The well-established modular autonomous driving system is decoupled into different standalone tasks, e.g. perception, prediction and planning, suffering from information loss and error accumulation across modules. In contrast, end-to-end paradigms unify multi-tasks into a fully differentiable framework, allowing for optimization in a planning-oriented spirit. Despite the great potential of end-to-end paradigms, both the performance and efficiency of existing methods are not satisfactory, particularly in terms of planning safety. We attribute this to the computationally expensive BEV (bird's eye view) features and the straightforward design for prediction and planning. To this end, we explore the sparse representation and review the task design for end-to-end autonomous driving, proposing a new paradigm named SparseDrive. Concretely, SparseDrive consists of a symmetric sparse perception module and a parallel motion planner. The sparse perception module unifies detection, tracking and online mapping with a symmetric model architecture, learning a fully sparse representation of the driving scene. For motion prediction and planning, we review the great similarity between these two tasks, leading to a parallel design for motion planner. Based on this parallel design, which models planning as a multi-modal problem, we propose a hierarchical planning selection strategy , which incorporates a collision-aware rescore module, to select a rational and safe trajectory as the final planning output. With such effective designs, SparseDrive surpasses previous state-of-the-arts by a large margin in performance of all tasks, while achieving much higher training and inference efficiency. Code will be avaliable at https://github.com/swc-17/SparseDrive for facilitating future research.

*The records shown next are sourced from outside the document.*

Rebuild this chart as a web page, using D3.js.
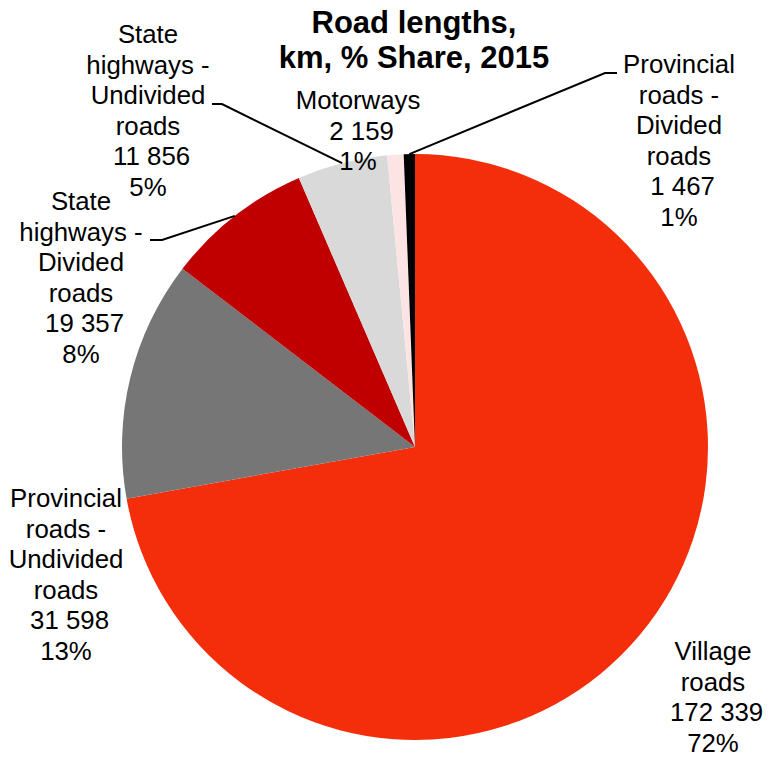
<!DOCTYPE html>
<html>
<head>
<meta charset="utf-8">
<script src="https://cdn.jsdelivr.net/npm/d3@7"></script>
<style>
  body { margin: 0; background: #fff; }
  text { font-family: "Liberation Sans", Arial, sans-serif; fill: #000; }
</style>
</head>
<body>
<div class="pieContainer"></div>
<script>
// data, clockwise from 12 o'clock
const categories = [
  "Village roads",
  "Provincial roads - Undivided roads",
  "State highways - Divided roads",
  "State highways - Undivided roads",
  "Motorways",
  "Provincial roads - Divided roads"
];
const lengths = [172339, 31598, 19357, 11856, 2159, 1467];
const percents = ["72%", "13%", "8%", "5%", "1%", "1%"];
const titleLines = ["Road lengths,", "km, % Share, 2015"];

const colors = ["#F42D0A", "#767676", "#C00000", "#D9D9D9", "#FCE4E4", "#000000"];

// label anchors: centre x, first baseline y, and optional leader start
const labelLayout = [
  {x: 713, y: 660},
  {x: 66, y: 507},
  {x: 81, y: 210, leader: [[150, 240], [162, 240]]},
  {x: 148, y: 43, leader: [[212, 104], [222, 104]]},
  {x: 358, y: 109},
  {x: 679, y: 73, leader: [[617, 73], [605, 73]]}
];

const width = 769, height = 758;
const cx = 415, cy = 447, radius = 293;
const lineH = 30.6;
const wrapW = 132;
const labelSize = "25.8px";

const svg = d3.select(".pieContainer").append("svg")
  .attr("width", width)
  .attr("height", height)
  .attr("viewBox", [0, 0, width, height]);

const data = categories.map((c, i) => ({name: c, value: lengths[i], pct: percents[i], color: colors[i], lay: labelLayout[i]}));

const pie = d3.pie().sort(null).value(d => d.value).startAngle(0).endAngle(2 * Math.PI);
const arc = d3.arc().innerRadius(0).outerRadius(radius);
const arcs = pie(data);

const g = svg.append("g").attr("transform", `translate(${cx},${cy})`);
g.selectAll("path")
  .data(arcs)
  .join("path")
  .attr("fill", d => d.data.color)
  .attr("d", arc);

// leader lines, ending on the outer edge at the slice's mid angle
arcs.forEach(a => {
  const lay = a.data.lay;
  if (!lay.leader) return;
  const mid = (a.startAngle + a.endAngle) / 2;
  const end = [cx + radius * Math.sin(mid), cy - radius * Math.cos(mid)];
  svg.append("path")
    .attr("d", d3.line()([...lay.leader, end]))
    .attr("fill", "none")
    .attr("stroke", "#000")
    .attr("stroke-width", 2);
});

const fmt = v => d3.format(",")(v).replace(/,/g, " ");

// wrap words to the label width
function wrapWords(str) {
  const probe = svg.append("text").style("font-size", labelSize);
  const words = str.split(" ");
  const lines = [];
  let cur = "";
  words.forEach(w => {
    const test = cur ? cur + " " + w : w;
    probe.text(test);
    if (probe.node().getComputedTextLength() > wrapW && cur) {
      lines.push(cur);
      cur = w;
    } else {
      cur = test;
    }
  });
  if (cur) lines.push(cur);
  probe.remove();
  return lines;
}

arcs.forEach(a => {
  const d = a.data;
  const lines = wrapWords(d.name).concat([" " + fmt(d.value), d.pct]);
  const t = svg.append("text")
    .attr("text-anchor", "middle")
    .style("font-size", labelSize)
    .style("white-space", "pre");
  lines.forEach((l, i) => {
    t.append("tspan")
      .attr("x", d.lay.x)
      .attr("y", d.lay.y + i * lineH)
      .text(l);
  });
});

// title
const title = svg.append("text")
  .attr("text-anchor", "middle")
  .style("font-size", "31px")
  .style("font-weight", "bold");
titleLines.forEach((l, i) => {
  title.append("tspan").attr("x", 414).attr("y", 33 + i * 35).text(l);
});
</script>
</body>
</html>
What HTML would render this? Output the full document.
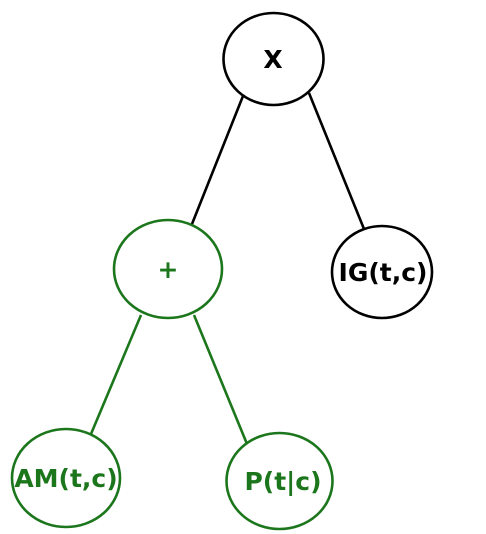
<!DOCTYPE html>
<html><head><style>html,body{margin:0;padding:0;background:#fff;}</style></head>
<body>
<svg width="486" height="534" viewBox="0 0 486 534" xmlns="http://www.w3.org/2000/svg" style="display:block">
<g fill="none" stroke-width="2.6">
<line x1="243" y1="96" x2="192" y2="224" stroke="#000"/>
<line x1="309" y1="93" x2="364" y2="229" stroke="#000"/>
<line x1="141" y1="315" x2="91" y2="434" stroke="#1c761c"/>
<line x1="194" y1="315" x2="247" y2="444" stroke="#1c761c"/>
<ellipse cx="273.5" cy="59" rx="50" ry="46" stroke="#000"/>
<ellipse cx="382" cy="272" rx="50" ry="46" stroke="#000"/>
<ellipse cx="168" cy="269" rx="54" ry="49" stroke="#1c761c"/>
<ellipse cx="66" cy="478" rx="54" ry="49" stroke="#1c761c"/>
<ellipse cx="279.5" cy="481" rx="53" ry="48" stroke="#1c761c"/>
</g>
<g font-family="DejaVu Sans, Liberation Sans, sans-serif" font-weight="bold" font-size="25" text-anchor="middle">
<text x="273" y="68" fill="#000">X</text>
<text x="383" y="281" fill="#000">IG(t,c)</text>
<text x="168" y="278" fill="#1c761c">+</text>
<text x="66" y="487" fill="#1c761c">AM(t,c)</text>
<text x="283" y="490" fill="#1c761c">P(t|c)</text>
</g>
</svg>
</body></html>
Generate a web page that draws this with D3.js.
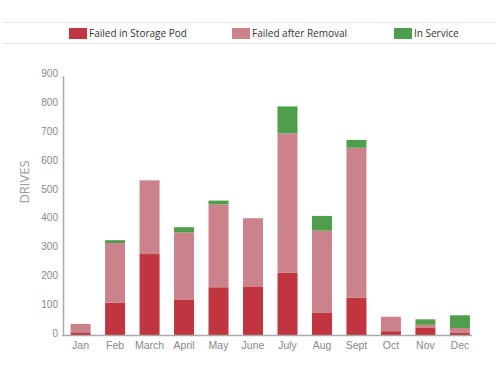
<!DOCTYPE html>
<html>
<head>
<meta charset="utf-8">
<script src="https://d3js.org/d3.v7.min.js"></script>
<style>
  body { margin: 0; background: #fff; }
  svg { display: block; font-family: "Open Sans", sans-serif; }
</style>
</head>
<body>
<svg></svg>
<script>
const months = ['Jan', 'Feb', 'March', 'April', 'May', 'June', 'July', 'Aug', 'Sept', 'Oct', 'Nov', 'Dec'];
const failedInPod = [11, 114, 282, 125, 167, 170, 217, 78, 131, 15, 28, 9];
const failedAfterRemoval = [29, 206, 255, 232, 287, 236, 483, 285, 519, 50, 9, 17];
const inService = [0, 10, 0, 18, 13, 0, 93, 51, 27, 0, 19, 44];
const yTicks = [0, 100, 200, 300, 400, 500, 600, 700, 800, 900];
const seriesNames = ['Failed in Storage Pod', 'Failed after Removal', 'In Service'];
const colors = ['#c0353f', '#cc828a', '#4f9e4c'];

const WIDTH = 500;
const HEIGHT = 375;

const svg = d3.select('svg')
    .attr('width', WIDTH)
    .attr('height', HEIGHT);

// stack the three series per month
const rows = months.map((m, i) => ({
  month: m,
  s0: failedInPod[i],
  s1: failedAfterRemoval[i],
  s2: inService[i],
}));
const stacked = d3.stack().keys(['s0', 's1', 's2'])(rows);

const x = d3.scaleBand()
    .domain(months)
    .range([63, 477.5])
    .paddingInner(0.42)
    .paddingOuter(0.22);

const y = d3.scaleLinear()
    .domain([0, 900])
    .range([335.5, 75.5]);

// legend rules
svg.append('line')
    .attr('x1', 4).attr('x2', 496)
    .attr('y1', 22.5).attr('y2', 22.5)
    .attr('stroke', '#e3e3e3');
svg.append('line')
    .attr('x1', 4).attr('x2', 496)
    .attr('y1', 43.5).attr('y2', 43.5)
    .attr('stroke', '#e3e3e3');

const legendX = [69, 232, 394];
const legend = svg.selectAll('g.legend')
    .data(seriesNames)
    .enter().append('g')
      .attr('class', 'legend')
      .attr('transform', (d, i) => `translate(${legendX[i]}, 28)`);
legend.append('rect')
    .attr('width', 18)
    .attr('height', 11)
    .attr('fill', (d, i) => colors[i]);
legend.append('text')
    .attr('x', 20)
    .attr('y', 5.5)
    .attr('dy', '.35em')
    .attr('font-size', 10)
    .attr('fill', '#333')
    .text((d) => d);

// bars
svg.append('g')
  .selectAll('g')
  .data(stacked)
  .enter().append('g')
    .attr('fill', (d, i) => colors[i])
  .selectAll('rect')
  .data((d) => d)
  .enter().append('rect')
    .attr('x', (d) => x(d.data.month))
    .attr('width', x.bandwidth())
    .attr('y', (d) => y(d[1]))
    .attr('height', (d) => y(d[0]) - y(d[1]));

// y axis
const yAxis = svg.append('g')
    .attr('transform', 'translate(63,0)')
    .call(d3.axisLeft(y).tickValues(yTicks).tickSize(0).tickPadding(5));
yAxis.select('.domain').attr('stroke', '#aaa').attr('stroke-width', 1.5);
yAxis.selectAll('text')
    .attr('font-size', 10)
    .attr('fill', '#888')
    .attr('dy', '0.1em');

// x axis
const xAxis = svg.append('g')
    .attr('transform', 'translate(0,335.5)')
    .call(d3.axisBottom(x).tickSize(0).tickPadding(6));
xAxis.select('.domain').remove();
xAxis.selectAll('text')
    .attr('font-size', 10.5)
    .attr('fill', '#888');
svg.append('line')
    .attr('x1', 62).attr('x2', 472)
    .attr('y1', 335.5).attr('y2', 335.5)
    .attr('stroke', '#aaa')
    .attr('stroke-width', 1.5);

// axis title
svg.append('text')
    .attr('transform', 'translate(24,182) rotate(-90)')
    .attr('text-anchor', 'middle')
    .attr('dy', '.35em')
    .attr('font-size', 13)
    .attr('fill', '#999')
    .text('DRIVES');
</script>
</body>
</html>
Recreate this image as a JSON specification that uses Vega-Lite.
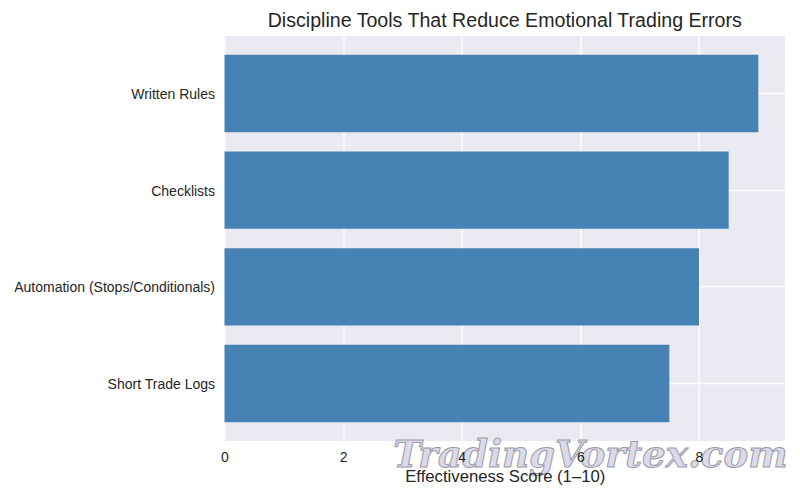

翻译：成熟的模块化自动驾驶系统被解耦为不同的独立任务，例如感知、预测与规划，这导致模块间存在信息损失与误差累积。相比之下，端到端范式将多任务统一至一个完全可微的框架中，从而能够以规划为导向进行优化。尽管端到端范式潜力巨大，但现有方法在性能与效率方面均不尽如人意，尤其在规划安全性方面。我们将此归因于计算代价高昂的鸟瞰图特征以及预测与规划任务的直接设计。为此，我们探索稀疏表示方法并重新审视端到端自动驾驶的任务设计，提出了一种名为SparseDrive的新范式。具体而言，SparseDrive由对称稀疏感知模块与并行运动规划器构成。稀疏感知模块通过对称模型架构统一了检测、跟踪与在线建图任务，学习驾驶场景的完全稀疏表示。针对运动预测与规划，我们重新审视了两者间的高度相似性，从而设计了并行运动规划器。基于这种将规划建模为多模态问题的并行设计，我们提出了一种分层规划选择策略，该策略结合了碰撞感知重评分模块，以选择合理且安全的轨迹作为最终规划输出。凭借这些高效设计，SparseDrive在所有任务性能上均大幅超越先前最优方法，同时实现了更高的训练与推理效率。代码将在https://github.com/swc-17/SparseDrive发布，以促进后续研究。